I'm new to Romanian but I'm loving the learning!

Can anyone tell me how you'd say "hey, guess what! I bruised my ribs!"

I want to tell my Romanian friend about my clumsy weekend but I can't seem to find any dictionaries or phrasebooks that agree with me (or each other)

I'd guess:

"Ghiceşti ce! Am vânat coaste mele"

Mulţumesc!


----------



## allinnm

Hei, ghiceşte ce! Mi-am rupt coastele!


----------



## albastrea101

Hi there,

   I'd rather say: "Ia ghici (ce-am patit)!

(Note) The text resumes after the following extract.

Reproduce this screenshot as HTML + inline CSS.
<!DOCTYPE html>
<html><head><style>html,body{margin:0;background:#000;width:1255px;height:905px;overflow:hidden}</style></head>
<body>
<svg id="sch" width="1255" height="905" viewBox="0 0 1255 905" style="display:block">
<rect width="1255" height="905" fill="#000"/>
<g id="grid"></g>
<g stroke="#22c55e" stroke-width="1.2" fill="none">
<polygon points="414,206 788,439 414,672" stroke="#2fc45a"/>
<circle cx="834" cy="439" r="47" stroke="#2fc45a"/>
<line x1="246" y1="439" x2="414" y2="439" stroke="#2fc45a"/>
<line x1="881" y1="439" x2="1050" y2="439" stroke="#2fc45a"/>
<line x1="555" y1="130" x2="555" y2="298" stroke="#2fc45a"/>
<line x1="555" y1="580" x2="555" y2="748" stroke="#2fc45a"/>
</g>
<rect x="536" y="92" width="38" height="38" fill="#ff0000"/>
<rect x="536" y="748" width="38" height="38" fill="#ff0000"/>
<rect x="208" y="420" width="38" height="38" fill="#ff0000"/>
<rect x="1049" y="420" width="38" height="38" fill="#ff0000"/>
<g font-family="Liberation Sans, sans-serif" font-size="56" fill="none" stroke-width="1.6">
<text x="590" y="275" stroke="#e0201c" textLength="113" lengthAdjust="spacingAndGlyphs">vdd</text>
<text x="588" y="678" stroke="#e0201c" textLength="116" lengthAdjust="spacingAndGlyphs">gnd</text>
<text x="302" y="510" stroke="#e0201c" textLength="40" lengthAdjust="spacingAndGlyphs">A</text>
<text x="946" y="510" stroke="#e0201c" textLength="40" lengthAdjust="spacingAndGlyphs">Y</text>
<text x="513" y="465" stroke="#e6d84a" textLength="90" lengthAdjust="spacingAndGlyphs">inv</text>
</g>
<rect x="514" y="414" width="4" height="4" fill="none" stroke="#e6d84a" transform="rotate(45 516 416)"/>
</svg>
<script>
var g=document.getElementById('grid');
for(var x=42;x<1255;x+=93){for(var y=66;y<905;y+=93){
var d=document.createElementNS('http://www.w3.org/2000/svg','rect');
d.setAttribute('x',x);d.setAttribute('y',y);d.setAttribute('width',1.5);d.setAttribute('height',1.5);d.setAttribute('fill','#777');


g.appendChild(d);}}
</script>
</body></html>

Mi-am invinetit coastele!"
   In Romanian we don't use "ghiceste ce/ia ghici" on it's own, or at least I don't use it. That's why I added "ce-am patit". All this would mean: Guess what happened to me?
   Cu placere 
Albastrea


----------



## anto33

albastrea101 said:


> Hi there,
> 
> I'd rather say: "Ia ghici (ce-am patit)! Mi-am invinetit coastele!"
> In Romanian we don't use "ghiceste ce/ia ghici" on it's own, or at least I don't use it. That's why I added "ce-am patit". All this would mean: Guess what happened to me?
> Cu placere
> Albastrea



Hi,

We could also say:_ Ce crezi..../ Ce crezi că am păţit..._


----------